Se forem cumpridos os objetivos da AIM, serão evitados quase três mil casos no mundo e se salvarão mais de dez milhões de vidas. Não são apenas número, são pessoas que vão à escola e formam uma força de trabalho saudável capaz de devolver cerca de US$ 4 trilhões entre 2016 e 2030.

Na medida em que avançamos com os olhos voltados para a meta, os governos da região devem continuar, e inclusive aumentar, seu compromisso para o controle da malária, incluindo colaborações multissetoriais e transfronteiriças com a Iniciativa para a Eliminação da Malária na Mesoamérica, Campeões Contra a Malária nas Américas e a Iniciativa Amazônica Contra a Malária.

O setor privado também tem um papel a cumprir, mediante o investimento contínuo em seus empregados e em suas comunidades de operações. A ampliação de esforços não só ajudará a salvar vidas e reduzir a carga econômica para as  sociedades e os governos, como também incentivarão o turismo e o comércio regionais.

Ao comemorarmos o último Dia da Malária das Américas antes de passar à era posterior a 2015, recordemos que não ficaremos livres da enfermidade enquanto não estivermos todos livres dela; alcançar esse objetivo é fundamental para cumprir os demais ODS.
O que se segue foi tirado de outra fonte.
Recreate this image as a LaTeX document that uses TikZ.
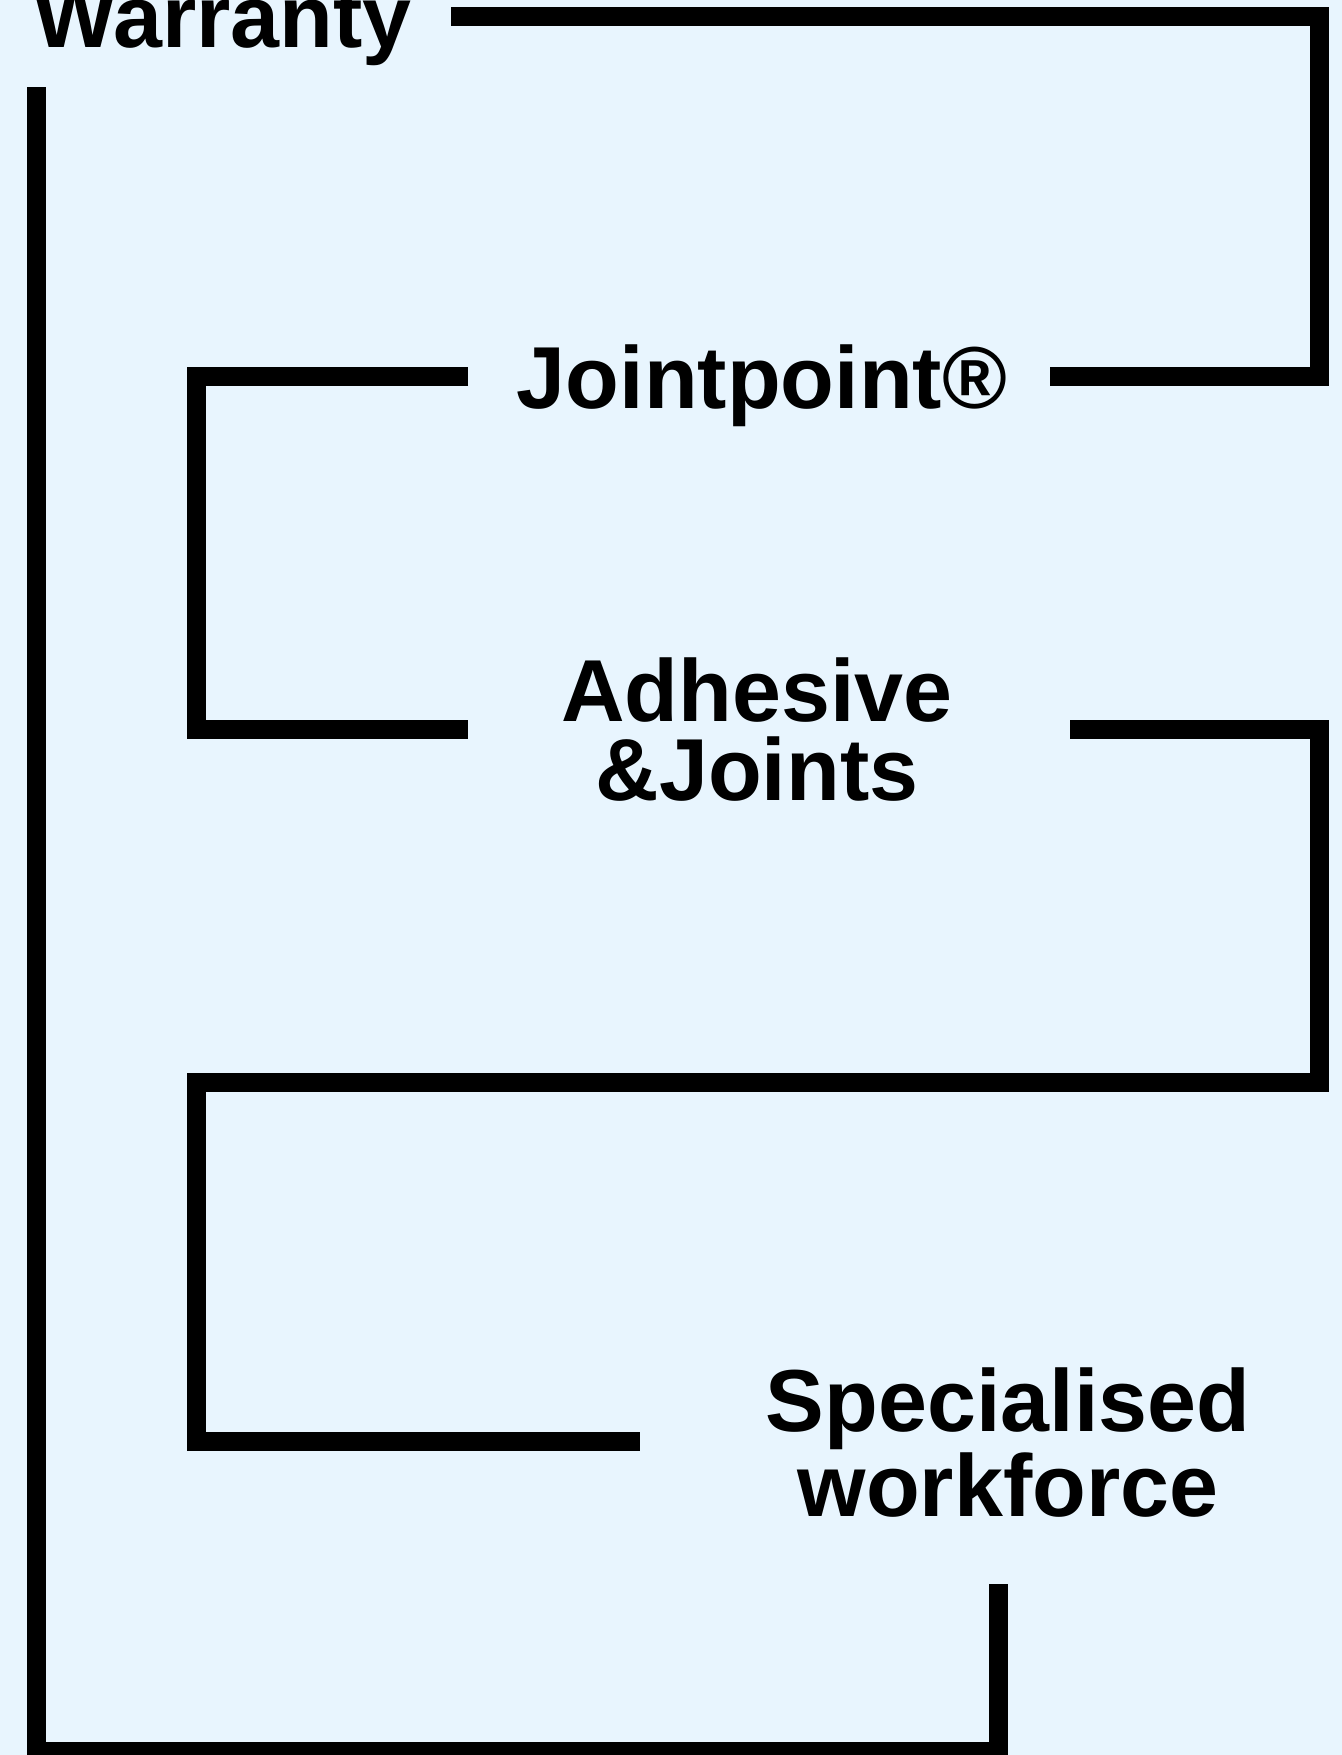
\documentclass[tikz,border=0pt]{standalone}
\usepackage{fontspec}
\setmainfont{Liberation Sans}
\definecolor{bgblue}{RGB}{232,245,254}

\begin{document}
\begin{tikzpicture}[
  x=0.5pt,y=-0.5pt,
  wall/.style={draw=black,line width=9.5pt,miter limit=10},
  lbl/.style={inner sep=0pt,align=center,font=\fontsize{44}{39.5}\selectfont\bfseries}
]
% Background
\fill[bgblue] (0,0) rectangle (1342,1755);
\useasboundingbox (0,0) rectangle (1342,1755);

% Labels
\node[lbl,anchor=base west] (warranty) at (33,48) {Warranty};
\node[lbl,anchor=base] (joint) at (762,408) {Jointpoint®};
\node[lbl,anchor=base] (adhesive) at (757,800) {Adhesive\\\&Joints};
\node[lbl,anchor=base] (workforce) at (1008,1516) {Specialised\\workforce};

% Maze walls
\draw[wall] (451,16.5) -- (1319,16.5) -- (1319,376.5) -- (1050,376.5);
\draw[wall] (468,376.5) -- (196,376.5) -- (196,729.5) -- (468,729.5);
\draw[wall] (1070,729) -- (1319,729) -- (1319,1082) -- (196,1082) -- (196,1441) -- (640,1441);
\draw[wall] (998.5,1584) -- (998.5,1751) -- (36.5,1751) -- (36.5,87);
\end{tikzpicture}
\end{document}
Contamos com as ferramentas e os conhecimentos e agora com a Estratégia Técnica Para a Malária 2016-2030 e o plano Ação e Investimento Para Vencer a malária 2016-2013 (AIM) poderemos aproveitar as lições aprendidas, continuar trabalhando e nos unirmos, além de fronteiras e setores, para conseguir erradicar a malária de forma sustentável. Envolverde/IPS

* Hervé Verhoosel é representante em Nova York e diretor de Relações Externas da Aliança para Fazer Retroceder a Malária.